### What to work on
Begin with the first line of the material and copy each line word for word through the line that contains "(prod) at (635,432)"; the pictures are left out.

........

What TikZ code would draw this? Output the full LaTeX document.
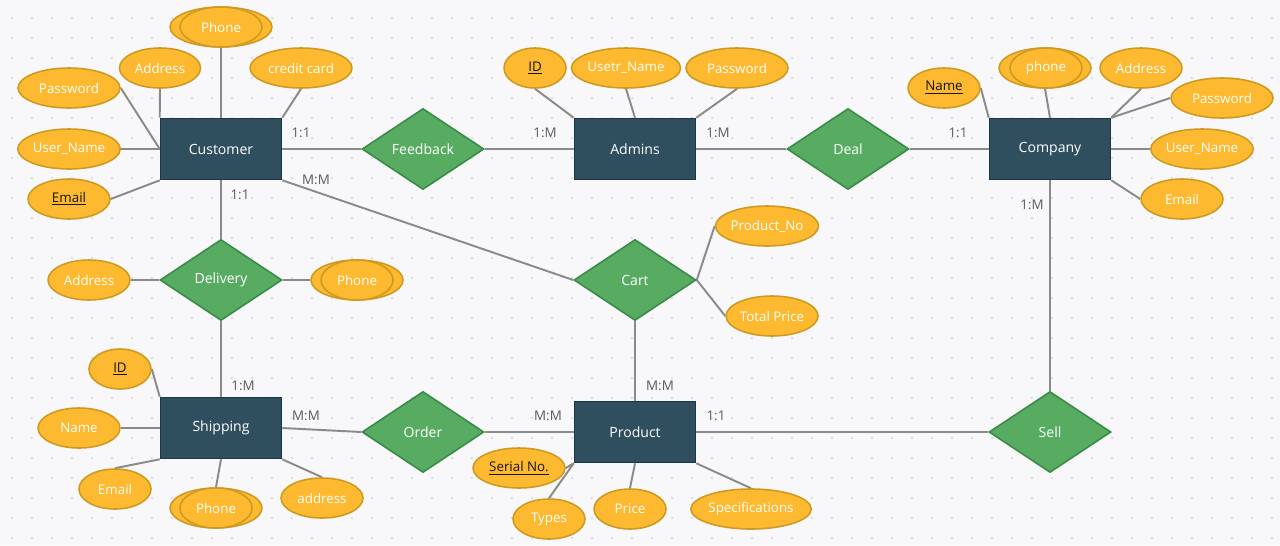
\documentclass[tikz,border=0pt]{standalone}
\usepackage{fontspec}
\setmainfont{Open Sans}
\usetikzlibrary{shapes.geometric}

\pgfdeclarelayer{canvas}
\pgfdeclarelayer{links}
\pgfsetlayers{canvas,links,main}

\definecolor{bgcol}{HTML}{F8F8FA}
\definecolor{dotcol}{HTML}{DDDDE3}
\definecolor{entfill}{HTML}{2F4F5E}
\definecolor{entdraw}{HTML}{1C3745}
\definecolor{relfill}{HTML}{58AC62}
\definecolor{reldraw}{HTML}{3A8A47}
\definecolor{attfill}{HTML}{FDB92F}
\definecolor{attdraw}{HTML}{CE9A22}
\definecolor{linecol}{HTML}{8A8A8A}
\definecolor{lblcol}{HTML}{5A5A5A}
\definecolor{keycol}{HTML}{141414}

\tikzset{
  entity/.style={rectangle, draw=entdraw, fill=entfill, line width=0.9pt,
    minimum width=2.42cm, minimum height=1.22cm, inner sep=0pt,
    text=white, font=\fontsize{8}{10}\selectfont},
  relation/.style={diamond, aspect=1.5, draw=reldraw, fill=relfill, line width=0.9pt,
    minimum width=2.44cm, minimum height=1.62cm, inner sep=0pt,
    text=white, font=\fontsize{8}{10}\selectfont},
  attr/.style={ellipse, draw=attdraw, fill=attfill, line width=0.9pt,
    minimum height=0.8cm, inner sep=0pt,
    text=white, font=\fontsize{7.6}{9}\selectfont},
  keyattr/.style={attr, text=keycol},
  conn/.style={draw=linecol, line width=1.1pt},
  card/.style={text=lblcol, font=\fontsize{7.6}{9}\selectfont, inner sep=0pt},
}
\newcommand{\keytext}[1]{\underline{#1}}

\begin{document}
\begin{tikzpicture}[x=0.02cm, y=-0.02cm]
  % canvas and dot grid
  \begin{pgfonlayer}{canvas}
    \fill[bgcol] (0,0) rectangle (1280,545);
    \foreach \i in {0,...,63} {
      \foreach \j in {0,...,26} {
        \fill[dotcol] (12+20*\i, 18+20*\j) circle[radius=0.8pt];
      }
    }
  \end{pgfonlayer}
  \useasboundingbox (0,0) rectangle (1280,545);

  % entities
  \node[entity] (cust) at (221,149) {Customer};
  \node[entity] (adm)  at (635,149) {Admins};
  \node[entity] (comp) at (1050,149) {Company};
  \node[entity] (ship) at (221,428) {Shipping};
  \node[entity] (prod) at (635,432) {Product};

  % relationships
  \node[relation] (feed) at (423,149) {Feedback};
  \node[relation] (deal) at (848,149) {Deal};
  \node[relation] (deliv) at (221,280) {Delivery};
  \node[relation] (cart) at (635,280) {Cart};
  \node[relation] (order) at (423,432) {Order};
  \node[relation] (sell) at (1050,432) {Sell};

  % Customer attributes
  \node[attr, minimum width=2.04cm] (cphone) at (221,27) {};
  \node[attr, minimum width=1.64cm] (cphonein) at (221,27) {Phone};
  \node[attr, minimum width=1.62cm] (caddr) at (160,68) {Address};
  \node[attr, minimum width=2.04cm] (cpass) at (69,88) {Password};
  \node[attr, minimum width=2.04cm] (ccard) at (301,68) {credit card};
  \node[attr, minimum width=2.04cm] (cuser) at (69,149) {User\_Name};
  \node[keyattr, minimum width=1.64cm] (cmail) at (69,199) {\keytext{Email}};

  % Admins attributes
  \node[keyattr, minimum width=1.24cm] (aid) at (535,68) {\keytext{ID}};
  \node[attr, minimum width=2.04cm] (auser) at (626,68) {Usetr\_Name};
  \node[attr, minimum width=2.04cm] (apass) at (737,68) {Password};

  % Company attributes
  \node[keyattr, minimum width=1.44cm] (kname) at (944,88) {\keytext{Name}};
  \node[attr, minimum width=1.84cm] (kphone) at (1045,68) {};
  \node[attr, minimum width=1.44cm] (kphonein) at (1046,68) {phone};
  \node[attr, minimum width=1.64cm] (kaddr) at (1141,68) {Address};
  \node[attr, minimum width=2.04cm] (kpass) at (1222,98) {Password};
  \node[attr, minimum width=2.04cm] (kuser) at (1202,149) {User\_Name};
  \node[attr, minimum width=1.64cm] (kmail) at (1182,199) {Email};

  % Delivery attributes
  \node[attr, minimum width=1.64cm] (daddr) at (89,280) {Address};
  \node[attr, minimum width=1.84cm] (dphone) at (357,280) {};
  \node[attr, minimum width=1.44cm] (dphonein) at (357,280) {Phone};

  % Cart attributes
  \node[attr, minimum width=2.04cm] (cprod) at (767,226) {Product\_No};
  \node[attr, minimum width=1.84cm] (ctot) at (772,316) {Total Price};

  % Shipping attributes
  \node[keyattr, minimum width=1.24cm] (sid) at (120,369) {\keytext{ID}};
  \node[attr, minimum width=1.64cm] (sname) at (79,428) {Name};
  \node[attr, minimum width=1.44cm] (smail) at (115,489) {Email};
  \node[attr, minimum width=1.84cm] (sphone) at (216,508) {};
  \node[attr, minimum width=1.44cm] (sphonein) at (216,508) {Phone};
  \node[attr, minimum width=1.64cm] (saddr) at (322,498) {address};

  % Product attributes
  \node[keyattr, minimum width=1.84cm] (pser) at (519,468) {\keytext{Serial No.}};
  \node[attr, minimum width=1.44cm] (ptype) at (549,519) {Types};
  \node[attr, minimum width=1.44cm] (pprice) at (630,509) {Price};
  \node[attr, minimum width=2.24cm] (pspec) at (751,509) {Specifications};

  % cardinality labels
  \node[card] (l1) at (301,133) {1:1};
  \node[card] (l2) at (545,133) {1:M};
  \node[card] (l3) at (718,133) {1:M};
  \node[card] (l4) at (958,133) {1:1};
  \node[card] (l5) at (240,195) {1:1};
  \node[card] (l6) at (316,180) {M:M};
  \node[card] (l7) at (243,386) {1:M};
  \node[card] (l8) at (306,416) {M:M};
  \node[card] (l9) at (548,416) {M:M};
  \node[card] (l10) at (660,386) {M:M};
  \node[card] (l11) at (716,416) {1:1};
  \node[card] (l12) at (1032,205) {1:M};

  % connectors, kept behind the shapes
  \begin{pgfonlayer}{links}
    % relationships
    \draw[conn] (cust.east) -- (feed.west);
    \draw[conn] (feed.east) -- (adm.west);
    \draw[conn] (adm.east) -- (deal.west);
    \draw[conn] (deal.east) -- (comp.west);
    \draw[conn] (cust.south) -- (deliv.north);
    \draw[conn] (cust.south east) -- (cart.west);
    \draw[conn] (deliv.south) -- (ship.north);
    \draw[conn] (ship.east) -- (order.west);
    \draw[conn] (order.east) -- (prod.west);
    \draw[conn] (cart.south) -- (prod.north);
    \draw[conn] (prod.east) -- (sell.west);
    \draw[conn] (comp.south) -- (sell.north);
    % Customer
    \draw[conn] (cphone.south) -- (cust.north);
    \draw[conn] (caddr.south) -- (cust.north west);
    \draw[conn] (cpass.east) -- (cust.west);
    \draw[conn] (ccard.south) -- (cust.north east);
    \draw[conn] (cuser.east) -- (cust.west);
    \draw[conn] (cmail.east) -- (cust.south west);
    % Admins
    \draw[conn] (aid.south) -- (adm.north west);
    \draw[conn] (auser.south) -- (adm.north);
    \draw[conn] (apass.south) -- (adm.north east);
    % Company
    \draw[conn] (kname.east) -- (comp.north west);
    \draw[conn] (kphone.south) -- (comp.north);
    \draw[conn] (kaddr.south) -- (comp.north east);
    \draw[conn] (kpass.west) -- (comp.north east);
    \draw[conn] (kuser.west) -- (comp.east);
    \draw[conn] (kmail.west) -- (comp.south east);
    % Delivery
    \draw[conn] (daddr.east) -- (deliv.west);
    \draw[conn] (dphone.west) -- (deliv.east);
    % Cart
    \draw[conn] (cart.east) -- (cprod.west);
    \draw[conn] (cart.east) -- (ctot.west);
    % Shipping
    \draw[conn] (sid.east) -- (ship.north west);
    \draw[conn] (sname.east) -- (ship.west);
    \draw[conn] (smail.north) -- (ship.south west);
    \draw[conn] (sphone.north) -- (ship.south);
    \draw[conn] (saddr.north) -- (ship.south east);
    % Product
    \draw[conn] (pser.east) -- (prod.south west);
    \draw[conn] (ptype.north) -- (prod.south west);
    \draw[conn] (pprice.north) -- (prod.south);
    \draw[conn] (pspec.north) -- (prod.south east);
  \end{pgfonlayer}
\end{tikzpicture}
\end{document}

........

### Output for this exercise
What TikZ code would draw this? Output the full LaTeX document.
\documentclass[tikz,border=0pt]{standalone}
\usepackage{fontspec}
\setmainfont{Open Sans}
\usetikzlibrary{shapes.geometric}

\pgfdeclarelayer{canvas}
\pgfdeclarelayer{links}
\pgfsetlayers{canvas,links,main}

\definecolor{bgcol}{HTML}{F8F8FA}
\definecolor{dotcol}{HTML}{DDDDE3}
\definecolor{entfill}{HTML}{2F4F5E}
\definecolor{entdraw}{HTML}{1C3745}
\definecolor{relfill}{HTML}{58AC62}
\definecolor{reldraw}{HTML}{3A8A47}
\definecolor{attfill}{HTML}{FDB92F}
\definecolor{attdraw}{HTML}{CE9A22}
\definecolor{linecol}{HTML}{8A8A8A}
\definecolor{lblcol}{HTML}{5A5A5A}
\definecolor{keycol}{HTML}{141414}

\tikzset{
  entity/.style={rectangle, draw=entdraw, fill=entfill, line width=0.9pt,
    minimum width=2.42cm, minimum height=1.22cm, inner sep=0pt,
    text=white, font=\fontsize{8}{10}\selectfont},
  relation/.style={diamond, aspect=1.5, draw=reldraw, fill=relfill, line width=0.9pt,
    minimum width=2.44cm, minimum height=1.62cm, inner sep=0pt,
    text=white, font=\fontsize{8}{10}\selectfont},
  attr/.style={ellipse, draw=attdraw, fill=attfill, line width=0.9pt,
    minimum height=0.8cm, inner sep=0pt,
    text=white, font=\fontsize{7.6}{9}\selectfont},
  keyattr/.style={attr, text=keycol},
  conn/.style={draw=linecol, line width=1.1pt},
  card/.style={text=lblcol, font=\fontsize{7.6}{9}\selectfont, inner sep=0pt},
}
\newcommand{\keytext}[1]{\underline{#1}}

\begin{document}
\begin{tikzpicture}[x=0.02cm, y=-0.02cm]
  % canvas and dot grid
  \begin{pgfonlayer}{canvas}
    \fill[bgcol] (0,0) rectangle (1280,545);
    \foreach \i in {0,...,63} {
      \foreach \j in {0,...,26} {
        \fill[dotcol] (12+20*\i, 18+20*\j) circle[radius=0.8pt];
      }
    }
  \end{pgfonlayer}
  \useasboundingbox (0,0) rectangle (1280,545);

  % entities
  \node[entity] (cust) at (221,149) {Customer};
  \node[entity] (adm)  at (635,149) {Admins};
  \node[entity] (comp) at (1050,149) {Company};
  \node[entity] (ship) at (221,428) {Shipping};
  \node[entity] (prod) at (635,432) {Product};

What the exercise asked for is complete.